=== Available data ===

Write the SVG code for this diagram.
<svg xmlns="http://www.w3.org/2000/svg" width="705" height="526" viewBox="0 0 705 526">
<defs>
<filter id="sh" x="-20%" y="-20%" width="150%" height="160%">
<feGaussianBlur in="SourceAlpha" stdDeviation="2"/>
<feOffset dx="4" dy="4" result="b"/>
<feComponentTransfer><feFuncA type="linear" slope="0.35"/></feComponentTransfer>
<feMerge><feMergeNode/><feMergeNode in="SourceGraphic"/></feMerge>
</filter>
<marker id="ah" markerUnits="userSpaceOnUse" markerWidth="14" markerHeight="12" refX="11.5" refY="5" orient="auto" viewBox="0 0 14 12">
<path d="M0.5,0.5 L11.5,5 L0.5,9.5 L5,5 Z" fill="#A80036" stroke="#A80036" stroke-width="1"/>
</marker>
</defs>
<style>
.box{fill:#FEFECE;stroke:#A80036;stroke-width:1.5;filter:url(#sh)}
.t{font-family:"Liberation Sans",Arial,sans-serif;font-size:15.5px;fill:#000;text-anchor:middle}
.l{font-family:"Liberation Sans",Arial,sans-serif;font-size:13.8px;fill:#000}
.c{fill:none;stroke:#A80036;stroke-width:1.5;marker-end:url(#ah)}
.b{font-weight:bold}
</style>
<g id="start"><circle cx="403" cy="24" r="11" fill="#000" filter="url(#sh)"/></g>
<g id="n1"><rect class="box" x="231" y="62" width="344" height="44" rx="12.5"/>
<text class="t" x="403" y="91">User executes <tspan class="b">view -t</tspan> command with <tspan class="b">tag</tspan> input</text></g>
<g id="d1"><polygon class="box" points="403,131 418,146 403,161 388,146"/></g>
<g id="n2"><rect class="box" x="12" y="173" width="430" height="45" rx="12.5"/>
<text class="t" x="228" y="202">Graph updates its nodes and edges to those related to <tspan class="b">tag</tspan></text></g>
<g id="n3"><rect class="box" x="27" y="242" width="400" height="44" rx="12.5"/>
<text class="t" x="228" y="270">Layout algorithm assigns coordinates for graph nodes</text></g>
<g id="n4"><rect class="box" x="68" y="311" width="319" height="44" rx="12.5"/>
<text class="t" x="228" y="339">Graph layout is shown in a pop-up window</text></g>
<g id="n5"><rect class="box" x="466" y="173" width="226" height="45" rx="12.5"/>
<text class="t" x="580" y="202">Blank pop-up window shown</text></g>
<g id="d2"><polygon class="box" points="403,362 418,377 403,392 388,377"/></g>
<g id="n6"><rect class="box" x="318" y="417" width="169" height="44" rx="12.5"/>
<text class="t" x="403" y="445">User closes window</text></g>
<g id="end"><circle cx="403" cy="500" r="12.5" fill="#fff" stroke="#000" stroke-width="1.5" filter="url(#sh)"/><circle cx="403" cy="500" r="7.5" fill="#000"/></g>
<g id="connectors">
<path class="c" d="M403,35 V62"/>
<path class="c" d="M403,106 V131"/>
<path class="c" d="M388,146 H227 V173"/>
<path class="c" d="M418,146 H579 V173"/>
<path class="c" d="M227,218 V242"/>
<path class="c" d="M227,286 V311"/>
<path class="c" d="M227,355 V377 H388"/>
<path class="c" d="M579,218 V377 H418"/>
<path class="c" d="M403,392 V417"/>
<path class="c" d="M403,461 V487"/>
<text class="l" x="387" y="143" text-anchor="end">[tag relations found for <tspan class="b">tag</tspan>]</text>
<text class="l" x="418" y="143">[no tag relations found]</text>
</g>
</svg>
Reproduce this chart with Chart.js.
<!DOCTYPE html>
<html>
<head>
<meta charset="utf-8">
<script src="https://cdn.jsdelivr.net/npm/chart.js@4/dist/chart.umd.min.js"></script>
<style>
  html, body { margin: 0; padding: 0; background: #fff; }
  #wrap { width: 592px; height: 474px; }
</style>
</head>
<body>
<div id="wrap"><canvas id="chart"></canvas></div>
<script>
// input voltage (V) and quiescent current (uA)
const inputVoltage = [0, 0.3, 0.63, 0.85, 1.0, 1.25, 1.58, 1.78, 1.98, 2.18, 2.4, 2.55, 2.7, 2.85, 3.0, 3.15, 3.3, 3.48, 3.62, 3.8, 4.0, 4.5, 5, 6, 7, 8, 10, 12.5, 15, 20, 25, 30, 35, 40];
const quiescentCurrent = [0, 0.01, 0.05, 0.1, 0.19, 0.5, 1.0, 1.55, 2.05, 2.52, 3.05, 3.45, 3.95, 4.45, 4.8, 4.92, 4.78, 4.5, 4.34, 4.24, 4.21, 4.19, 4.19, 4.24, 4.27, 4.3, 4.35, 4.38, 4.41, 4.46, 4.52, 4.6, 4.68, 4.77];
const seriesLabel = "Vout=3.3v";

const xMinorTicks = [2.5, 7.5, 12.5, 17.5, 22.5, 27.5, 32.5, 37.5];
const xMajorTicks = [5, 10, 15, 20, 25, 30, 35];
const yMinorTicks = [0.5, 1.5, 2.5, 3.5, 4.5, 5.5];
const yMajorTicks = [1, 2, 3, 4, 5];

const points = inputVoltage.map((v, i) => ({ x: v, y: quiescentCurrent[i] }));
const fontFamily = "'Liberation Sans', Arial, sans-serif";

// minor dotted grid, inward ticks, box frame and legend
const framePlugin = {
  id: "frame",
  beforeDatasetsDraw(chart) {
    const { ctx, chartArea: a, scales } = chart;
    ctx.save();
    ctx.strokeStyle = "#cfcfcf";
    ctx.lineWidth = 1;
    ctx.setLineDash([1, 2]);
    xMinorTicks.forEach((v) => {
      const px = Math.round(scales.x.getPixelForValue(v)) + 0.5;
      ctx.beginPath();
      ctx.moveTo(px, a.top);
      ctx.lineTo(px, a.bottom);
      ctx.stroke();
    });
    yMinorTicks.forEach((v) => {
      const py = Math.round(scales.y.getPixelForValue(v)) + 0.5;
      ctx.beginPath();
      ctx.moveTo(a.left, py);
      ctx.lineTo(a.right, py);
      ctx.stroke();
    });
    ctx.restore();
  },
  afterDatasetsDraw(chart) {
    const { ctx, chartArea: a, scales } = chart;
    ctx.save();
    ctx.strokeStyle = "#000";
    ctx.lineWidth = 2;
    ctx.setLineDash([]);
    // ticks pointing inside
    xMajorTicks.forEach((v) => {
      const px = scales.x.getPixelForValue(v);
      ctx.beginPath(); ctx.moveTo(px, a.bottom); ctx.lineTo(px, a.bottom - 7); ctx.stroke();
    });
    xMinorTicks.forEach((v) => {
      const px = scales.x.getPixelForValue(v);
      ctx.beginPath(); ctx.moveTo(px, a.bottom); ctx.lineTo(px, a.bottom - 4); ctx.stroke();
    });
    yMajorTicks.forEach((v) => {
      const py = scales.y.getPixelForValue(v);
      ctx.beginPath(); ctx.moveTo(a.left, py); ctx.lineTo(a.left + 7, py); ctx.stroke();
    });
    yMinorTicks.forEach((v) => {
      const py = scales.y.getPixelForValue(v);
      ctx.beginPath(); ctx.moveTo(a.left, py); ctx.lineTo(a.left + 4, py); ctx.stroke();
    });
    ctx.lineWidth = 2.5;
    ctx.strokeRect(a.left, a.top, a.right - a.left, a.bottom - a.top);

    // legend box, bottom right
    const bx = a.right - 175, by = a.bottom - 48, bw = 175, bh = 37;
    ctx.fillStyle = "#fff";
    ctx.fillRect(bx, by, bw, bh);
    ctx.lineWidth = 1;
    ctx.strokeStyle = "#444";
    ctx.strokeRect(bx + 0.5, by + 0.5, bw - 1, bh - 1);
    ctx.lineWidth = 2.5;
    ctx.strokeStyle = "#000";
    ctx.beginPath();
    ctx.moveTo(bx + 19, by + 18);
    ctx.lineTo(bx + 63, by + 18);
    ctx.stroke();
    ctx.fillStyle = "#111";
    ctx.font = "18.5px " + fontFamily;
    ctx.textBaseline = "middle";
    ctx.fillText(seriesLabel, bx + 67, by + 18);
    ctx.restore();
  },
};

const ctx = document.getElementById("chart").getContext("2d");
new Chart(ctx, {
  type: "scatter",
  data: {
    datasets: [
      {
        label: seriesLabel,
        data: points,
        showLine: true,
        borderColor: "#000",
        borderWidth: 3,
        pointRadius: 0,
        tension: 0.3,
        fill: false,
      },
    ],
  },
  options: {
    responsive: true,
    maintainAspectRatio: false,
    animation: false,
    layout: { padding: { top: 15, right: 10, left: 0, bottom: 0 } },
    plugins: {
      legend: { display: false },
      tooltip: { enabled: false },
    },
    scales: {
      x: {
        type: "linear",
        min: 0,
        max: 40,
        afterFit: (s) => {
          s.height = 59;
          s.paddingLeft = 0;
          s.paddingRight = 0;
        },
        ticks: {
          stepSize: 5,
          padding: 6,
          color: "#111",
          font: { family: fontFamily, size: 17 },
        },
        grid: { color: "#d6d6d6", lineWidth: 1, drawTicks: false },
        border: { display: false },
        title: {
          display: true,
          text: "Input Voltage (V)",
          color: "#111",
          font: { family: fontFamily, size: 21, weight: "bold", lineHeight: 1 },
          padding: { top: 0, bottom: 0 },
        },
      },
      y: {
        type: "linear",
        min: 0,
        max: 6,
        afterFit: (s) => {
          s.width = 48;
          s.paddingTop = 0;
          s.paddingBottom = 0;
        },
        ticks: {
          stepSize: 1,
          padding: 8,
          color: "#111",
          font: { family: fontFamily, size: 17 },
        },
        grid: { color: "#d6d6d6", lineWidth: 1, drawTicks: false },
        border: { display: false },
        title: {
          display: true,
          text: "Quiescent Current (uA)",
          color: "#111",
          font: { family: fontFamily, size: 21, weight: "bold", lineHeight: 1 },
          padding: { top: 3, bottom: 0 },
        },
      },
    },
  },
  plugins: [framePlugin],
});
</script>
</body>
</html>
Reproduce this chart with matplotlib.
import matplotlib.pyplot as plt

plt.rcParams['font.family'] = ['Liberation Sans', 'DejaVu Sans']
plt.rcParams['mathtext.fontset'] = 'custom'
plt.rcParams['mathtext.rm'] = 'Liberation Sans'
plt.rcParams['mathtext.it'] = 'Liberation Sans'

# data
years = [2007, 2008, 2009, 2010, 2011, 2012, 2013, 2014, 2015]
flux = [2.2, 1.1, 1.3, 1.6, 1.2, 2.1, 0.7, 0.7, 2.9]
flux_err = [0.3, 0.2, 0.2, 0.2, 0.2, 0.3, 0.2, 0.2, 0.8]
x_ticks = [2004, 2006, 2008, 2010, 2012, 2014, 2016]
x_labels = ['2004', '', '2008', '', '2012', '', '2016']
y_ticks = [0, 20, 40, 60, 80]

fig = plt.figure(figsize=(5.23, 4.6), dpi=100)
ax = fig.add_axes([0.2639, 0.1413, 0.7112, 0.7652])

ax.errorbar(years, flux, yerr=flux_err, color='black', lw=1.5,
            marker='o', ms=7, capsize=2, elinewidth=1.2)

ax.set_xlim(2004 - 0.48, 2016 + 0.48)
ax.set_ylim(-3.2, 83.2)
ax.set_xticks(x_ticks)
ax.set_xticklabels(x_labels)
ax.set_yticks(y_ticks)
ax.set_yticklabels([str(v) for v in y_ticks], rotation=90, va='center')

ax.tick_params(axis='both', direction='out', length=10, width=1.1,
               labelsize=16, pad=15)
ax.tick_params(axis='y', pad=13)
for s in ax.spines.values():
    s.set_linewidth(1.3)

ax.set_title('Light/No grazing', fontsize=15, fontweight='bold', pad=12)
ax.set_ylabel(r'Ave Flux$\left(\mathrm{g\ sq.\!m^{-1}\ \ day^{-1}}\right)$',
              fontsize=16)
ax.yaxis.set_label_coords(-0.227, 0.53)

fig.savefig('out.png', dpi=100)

===

— Stated exercise —
Output nothing except the lines from the line with "Reproduce this chart with matplotlib." through the line with "plt.rcParams['mathtext.it'] = 'Liberation", copied exactly, end lines included.

— Exercise result —
Reproduce this chart with matplotlib.
import matplotlib.pyplot as plt

plt.rcParams['font.family'] = ['Liberation Sans', 'DejaVu Sans']
plt.rcParams['mathtext.fontset'] = 'custom'
plt.rcParams['mathtext.rm'] = 'Liberation Sans'
plt.rcParams['mathtext.it'] = 'Liberation Sans'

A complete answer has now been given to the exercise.